Is The Examiner a publisher that publishes without fear or favour

The letter to The Examiner's Editor below is here with the permission of the author. But more of that later! Firstly, let’s look at the unedited version of the Letter to The Examiner – dated Thursday, July 13, 2006
Dear Sir,
Your paper prints the spin put out by Gunns Limited without query or question. Suggestions by them that they can build a Pulp Mill for $1.3 billion dollars creating 8,000 direct and indirect jobs are arrived at so as to give the Community that warm cosy feel good feeling.
I ask, how can a company whose share price has fallen 34% in the last financial year, making it the ninth worst performing stock on the Exchange (Australian Financial Review, 12 July 2006, page 34) afford to spend $1.3 billion dollars on a Pulp Mill when its capital value, based on a share price of $2.75 is $880 million dollars?
Secondly if it takes 8,000 men on say $1,000 a week some two years to build the Pulp Mill, the labour cost alone is 8,000 x $1,000 x 52 x 2 or $832 million dollars.
May I suggest, that based on Gunns figures they may need to hire a new Financial Controller, for the Company will, in all probability, go bust. Mr Lennon will then have to help them out yet again presumably as usual at the expense of ordinary hard working Tasmanians, but maybe an investigative journalist from your paper could discover if $1.3 billion dollars and 8,000 jobs is a fiction or a fact. [215 words]
John Hawkins
Chudleigh 7304
Phone number supplied but presumably(?) not used.
NOW FOR WHAT WHEN TO PRINT:
"Suggestions by Gunns Ltd that it can build a pulp mill for $1.4 billion, creating thousands of direct and indirect jobs, are arrived at so as to give the community that warm and cosy good feeling.
How can a company whose share price has fallen 34 per cent in the last financial year, making it the ninth worst performing stock on the Australian Stock Exchange, afford to spend $1.4 billion dollars on a pulp mill when its capital value, based on a share price of $2.75 is $880 million?
{93 words]
JOHN HAWKINS, Chudleigh.
If you are a letter writer, and you imagine that there is a realistic comparison between the two letters then you are very easy to please. But there is another problem here perhaps. It goes to the issue of the common law moral rights of the author, or letter writer, and when that might just kick in – Copyright Amendment (Moral Rights) Act, December 21, 2000.
Authors, even letter writers to The Editor, have intellectual property in their letters and that includes; (1) The right of attribution (including the right against false attribution); And (2) The right of integrity.
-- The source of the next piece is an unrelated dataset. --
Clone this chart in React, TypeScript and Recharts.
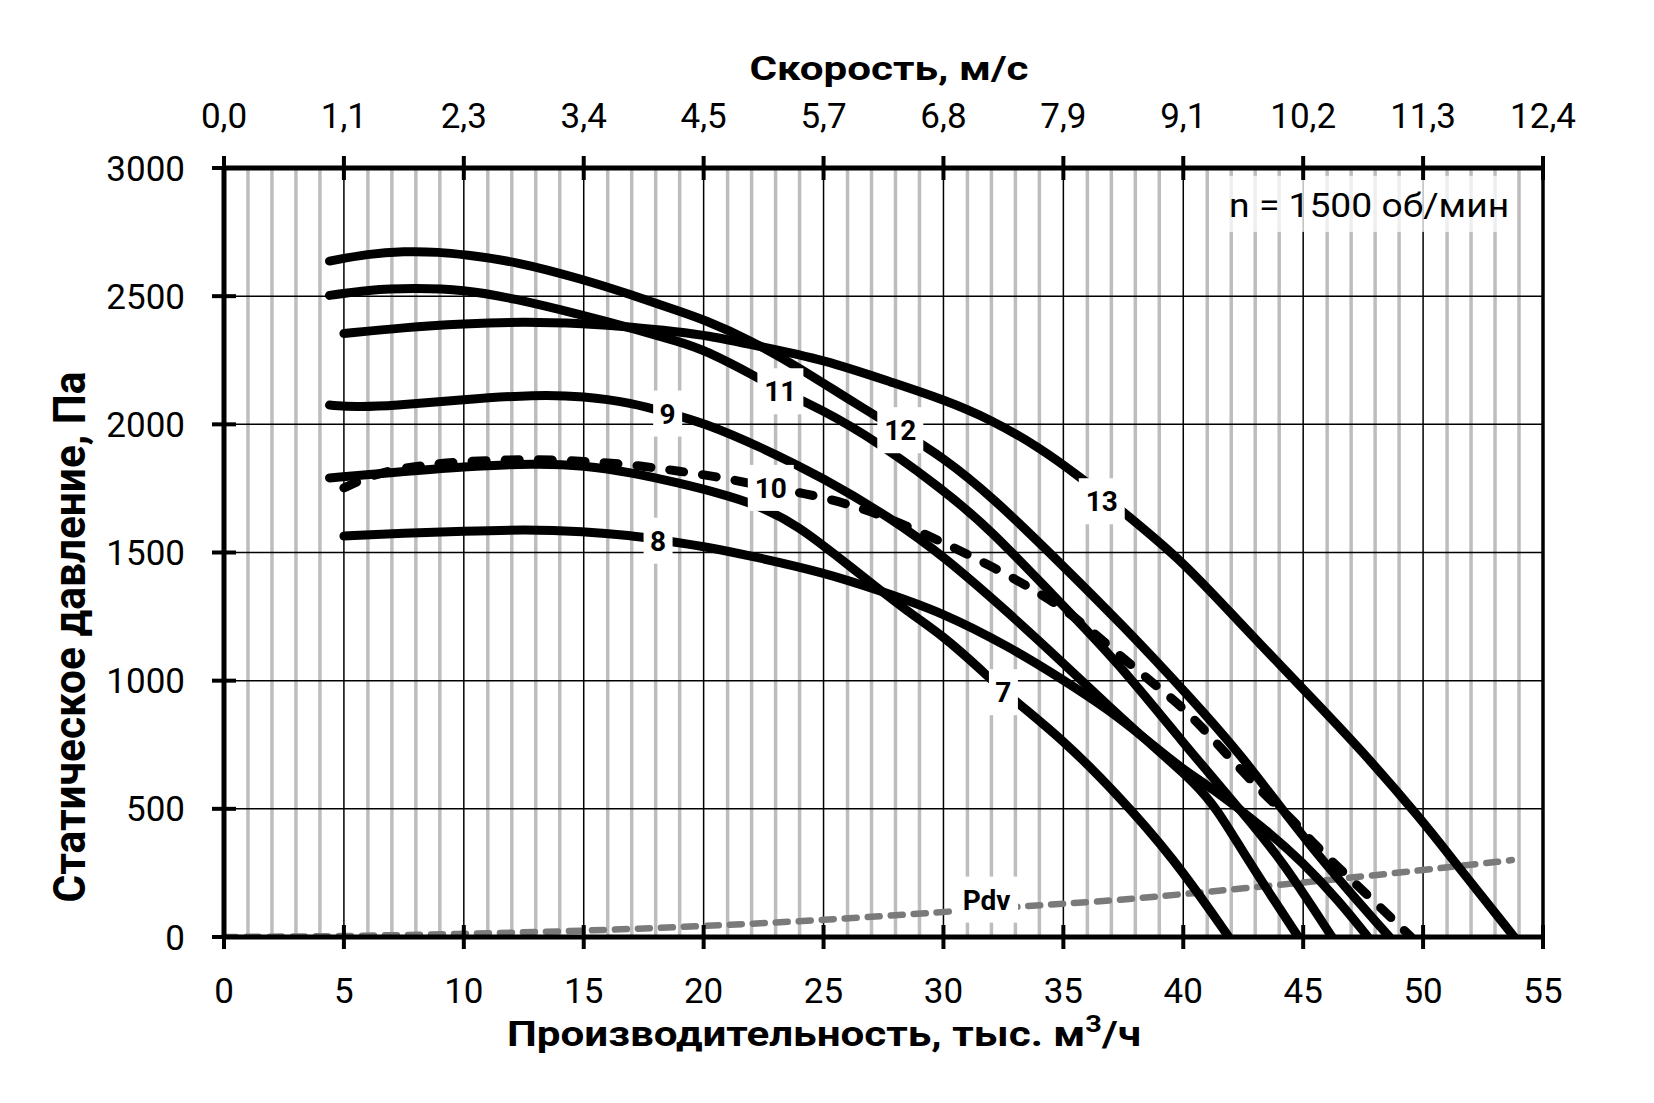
import React from 'react';
import { LineChart, Line, XAxis, YAxis, CartesianGrid, ReferenceDot, ReferenceLine } from 'recharts';

const FONT = 'Roboto, "Open Sans", sans-serif';

// оси
const flowTicks = [0, 5, 10, 15, 20, 25, 30, 35, 40, 45, 50, 55];
const speedLabels = ['0,0', '1,1', '2,3', '3,4', '4,5', '5,7', '6,8', '7,9', '9,1', '10,2', '11,3', '12,4'];
const pressureTicks = [0, 500, 1000, 1500, 2000, 2500, 3000];
const minorFlow = Array.from({ length: 56 }, (_, i) => i).filter((v) => v % 5 !== 0);

// характеристики, Q тыс. м3/ч -> Pst Па
const q7 = [4.4, 7, 10, 13, 15, 17, 19, 20.5, 22.3, 24, 25.5, 27, 28.5, 30, 31.5, 32.75, 35, 37.2, 39.55, 41.9];
const p7 = [1791, 1812, 1835, 1848, 1840, 1812, 1770, 1735, 1685, 1600, 1490, 1380, 1270, 1174, 1048, 938, 769, 561, 314, 0];

const q8 = [5, 7.5, 10, 12.5, 15, 17, 18.1, 20, 22.3, 25, 27.2, 30, 32.75, 35, 36.9, 38.3, 40, 41.1, 43.3, 45, 46.5, 47.7];
const p8 = [1564, 1576, 1583, 1590, 1583, 1566, 1550, 1525, 1480, 1422, 1356, 1265, 1132, 1003, 886, 782, 652, 587, 431, 290, 140, 0];

const q9 = [4.4, 5.5, 7, 10, 13, 15, 17, 18.5, 20, 22.3, 25, 27.9, 30, 32.75, 35, 36.9, 38.9, 40.5, 41.4, 42.5, 43.6, 44.8];
const p9 = [2075, 2068, 2072, 2097, 2116, 2110, 2084, 2045, 2006, 1915, 1791, 1629, 1486, 1262, 1068, 899, 730, 600, 500, 330, 170, 0];

const q10 = [5, 6, 7, 8.5, 10, 13, 15, 17, 19, 20.9, 22.8, 24.1, 25.9, 27.9, 30, 31.9, 35, 37, 39.4, 40.4, 43.4, 44.6, 45.25, 47.5, 49.5];
const p10 = [1752, 1795, 1822, 1842, 1856, 1865, 1856, 1843, 1817, 1791, 1752, 1733, 1694, 1629, 1538, 1453, 1291, 1125, 940, 860, 548, 457, 379, 180, 0];

const q11 = [4.4, 6, 7.9, 10, 12, 15, 17, 19, 20, 22.3, 23.2, 24.1, 26.5, 30, 32, 34.6, 37.2, 40, 42.5, 44.1, 46.2];
const p11 = [2503, 2525, 2532, 2526, 2493, 2425, 2375, 2322, 2292, 2181, 2129, 2095, 1980, 1746, 1585, 1330, 1080, 756, 483, 301, 0];

const q12 = [4.4, 6, 7.5, 9, 10, 12.1, 15, 17, 19, 20, 21.9, 24, 26, 28.2, 30, 32, 35, 37.5, 40, 42.5, 45.25, 48.6];
const p12 = [2637, 2665, 2675, 2672, 2662, 2637, 2565, 2505, 2441, 2409, 2331, 2220, 2100, 1975, 1870, 1720, 1447, 1213, 964, 704, 353, 0];

const q13 = [5, 7.5, 10, 12.5, 15, 17, 19, 20, 22.3, 25, 27.9, 30, 32, 34, 35.7, 37.6, 40, 42.5, 45, 47.5, 50, 51.1, 53.8];
const p13 = [2354, 2378, 2392, 2401, 2393, 2380, 2360, 2349, 2305, 2253, 2162, 2097, 2018, 1910, 1795, 1650, 1465, 1211, 967, 722, 450, 318, 0];

// динамическое давление
const qDyn = [0, 5, 10, 15, 20, 25, 30, 33, 35, 37.5, 40, 45, 50, 53.7];
const pDyn = [0, 3, 12, 24, 42, 66, 97, 118, 129, 146, 167, 212, 261, 300];

const zip = (q: number[], p: number[]) => q.map((x, i) => ({ x, y: p[i] }));

const fanCurves = [
  { key: 'c7', data: zip(q7, p7), dashed: false },
  { key: 'c8', data: zip(q8, p8), dashed: false },
  { key: 'c9', data: zip(q9, p9), dashed: false },
  { key: 'c11', data: zip(q11, p11), dashed: false },
  { key: 'c12', data: zip(q12, p12), dashed: false },
  { key: 'c13', data: zip(q13, p13), dashed: false },
  { key: 'c10', data: zip(q10, p10), dashed: true },
];

// подписи кривых (точка на графике)
const curveTags = [
  { text: '11', q: 23.2, p: 2129 },
  { text: '12', q: 28.2, p: 1977 },
  { text: '13', q: 36.6, p: 1700 },
  { text: '9', q: 18.5, p: 2042 },
  { text: '10', q: 22.8, p: 1752 },
  { text: '8', q: 18.1, p: 1546 },
  { text: '7', q: 32.5, p: 955 },
  { text: 'Pdv', q: 31.8, p: 146 },
];

const BottomTick = (props: any) => {
  const { x, y, payload } = props;
  return (
    <g>
      <line x1={x} x2={x} y1={y - 12} y2={y + 12} stroke="#000" strokeWidth={4} />
      <text x={x} y={y + 66} textAnchor="middle" fontSize={35} fill="#000" fontFamily={FONT}>
        {payload.value}
      </text>
    </g>
  );
};

const TopTick = (props: any) => {
  const { x, y, index } = props;
  return (
    <g>
      <line x1={x} x2={x} y1={y - 12} y2={y + 12} stroke="#000" strokeWidth={4} />
      <text x={x} y={y - 40} textAnchor="middle" fontSize={35} fill="#000" fontFamily={FONT}>
        {speedLabels[index]}
      </text>
    </g>
  );
};

const LeftTick = (props: any) => {
  const { x, y, payload } = props;
  return (
    <g>
      <line x1={x - 12} x2={x + 12} y1={y} y2={y} stroke="#000" strokeWidth={4} />
      <text x={x - 39} y={y + 12.5} textAnchor="end" fontSize={35} fill="#000" fontFamily={FONT}>
        {payload.value}
      </text>
    </g>
  );
};

const Tag = ({ cx, cy, text }: any) => {
  const w = text.length * 17 + 12;
  return (
    <g>
      <rect x={cx - w / 2} y={cy - 23} width={w} height={46} fill="#fff" />
      <text x={cx} y={cy + 10} textAnchor="middle" fontSize={28} fontWeight={700} fill="#000" fontFamily={FONT}>
        {text}
      </text>
    </g>
  );
};

const SpeedNote = ({ cx, cy }: any) => (
  <g>
    <rect x={cx - 146} y={cy - 29} width={293} height={56} fill="#fff" fillOpacity={0.75} />
    <text x={cx} y={cy + 12} textAnchor="middle" fontSize={34} fill="#000" fontFamily={FONT} textLength={280} lengthAdjust="spacingAndGlyphs">
      n = 1500 об/мин
    </text>
  </g>
);

const axisLine = { stroke: '#000', strokeWidth: 5 };

export default function App() {
  return (
    <div style={{ fontFamily: FONT, width: 1638, height: 1080 }}>
      <LineChart width={1638} height={1080} margin={{ top: 50, right: 103, bottom: 51, left: 76 }}>
        <CartesianGrid xAxisId="bottom" horizontal={false} verticalValues={minorFlow} stroke="#bdbdbd" strokeWidth={3.5} />
        <CartesianGrid xAxisId="bottom" verticalValues={flowTicks} horizontalValues={pressureTicks} stroke="#000" strokeWidth={1.5} />
        <XAxis
          xAxisId="bottom"
          type="number"
          dataKey="x"
          domain={[0, 55]}
          ticks={flowTicks}
          height={100}
          axisLine={axisLine}
          tickLine={false}
          tickSize={0}
          tickMargin={0}
          tick={<BottomTick />}
          interval={0}
          allowDataOverflow
          label={{
            content: () => (
              <text x={816} y={1038} textAnchor="middle" fontSize={35} fontWeight={700} fill="#000" fontFamily={FONT} textLength={634} lengthAdjust="spacingAndGlyphs">
                Производительность, тыс. м<tspan dy={-14} fontSize={24}>3</tspan><tspan dy={14}>/ч</tspan>
              </text>
            ),
          }}
        />
        <XAxis
          xAxisId="top"
          orientation="top"
          type="number"
          dataKey="x"
          domain={[0, 55]}
          ticks={flowTicks}
          height={110}
          axisLine={axisLine}
          tickLine={false}
          tickSize={0}
          tickMargin={0}
          tick={<TopTick />}
          interval={0}
          allowDataOverflow
          label={{
            content: () => (
              <text x={881} y={72} textAnchor="middle" fontSize={33} fontWeight={700} fill="#000" fontFamily={FONT} textLength={279} lengthAdjust="spacingAndGlyphs">
                Скорость, м/с
              </text>
            ),
          }}
        />
        <YAxis
          type="number"
          domain={[0, 3000]}
          ticks={pressureTicks}
          width={140}
          axisLine={axisLine}
          tickLine={false}
          tickSize={0}
          tickMargin={0}
          tick={<LeftTick />}
          interval={0}
          allowDataOverflow
          label={{
            content: () => (
              <text
                transform="translate(77,629) rotate(-90)"
                x={0}
                y={0}
                textAnchor="middle"
                fontSize={44}
                fontWeight={700}
                fill="#000"
                fontFamily={FONT}
                textLength={531}
                lengthAdjust="spacingAndGlyphs"
              >
                Статическое давление, Па
              </text>
            ),
          }}
        />
        <ReferenceLine xAxisId="bottom" x={55} stroke="#000" strokeWidth={3.5} />
        <Line
          xAxisId="bottom"
          data={zip(qDyn, pDyn)}
          dataKey="y"
          type="basis"
          stroke="#7a7a7a"
          strokeWidth={6.5}
          strokeDasharray="12 11"
          strokeLinecap="round"
          dot={false}
          activeDot={false}
          isAnimationActive={false}
        />
        {fanCurves.map((c) => (
          <Line
            key={c.key}
            xAxisId="bottom"
            data={c.data}
            dataKey="y"
            type="basis"
            stroke="#000"
            strokeWidth={9}
            strokeDasharray={c.dashed ? '14 19' : undefined}
            strokeLinecap="round"
            dot={false}
            activeDot={false}
            isAnimationActive={false}
          />
        ))}
        {curveTags.map((t) => (
          <ReferenceDot
            key={t.text}
            xAxisId="bottom"
            x={t.q}
            y={t.p}
            r={1}
            ifOverflow="visible"
            shape={(props: any) => <Tag {...props} text={t.text} />}
          />
        ))}
        <ReferenceDot xAxisId="bottom" x={47.75} y={2856} r={1} ifOverflow="visible" shape={(props: any) => <SpeedNote {...props} />} />
      </LineChart>
    </div>
  );
}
The right of integrity is infringed if the work [a letter? ] is subjected to derogatory treatment which is prejudicial to the author's honour or reputation. Derogatory treatment has been defined to include: 'material distortion, mutilation or material alteration of a work [letter?]'.
So far as Letters to the Editor are concerned the moral rights of letter writers probably hasn’t been tested. Nonetheless, it would seem that The Examiner might be prudent if it got some expert advice on this one perhaps.
It is always good to know that The Examiner is busy correcting syntax, spelling, etc. while at the same time anticipating just what it is readers really need to know and writers really want to say.
ENDNOTE: Gunns’ shares were selling at $ 2.560 at Noon July 2006 with 426,159 shares being traded for the day at that time. The Commonwealth Bank seemed to have been on the money in their advice to investors and it is a pity that The Examiner’s readers do not seem to be able to rely upon this paper as one that will report the news without fear or favour.


4 Comments:
Further evidence of the Examiner's somewhat underhand tactics in spinning this pulp mill saga out into the public domain. Of course, who would know better than the writer of the letter what the writer wanted to say?
All sorts of excuses are used for this kind of bastardry; clarity and space (in the newspaper) being the most common. Its peripheral damage if the gist and intent of the letter is heavily watered down, or completely changed, in the process.
That such damage softens a blow to the newspaper's major advertiser is surely a coincidence. Surely.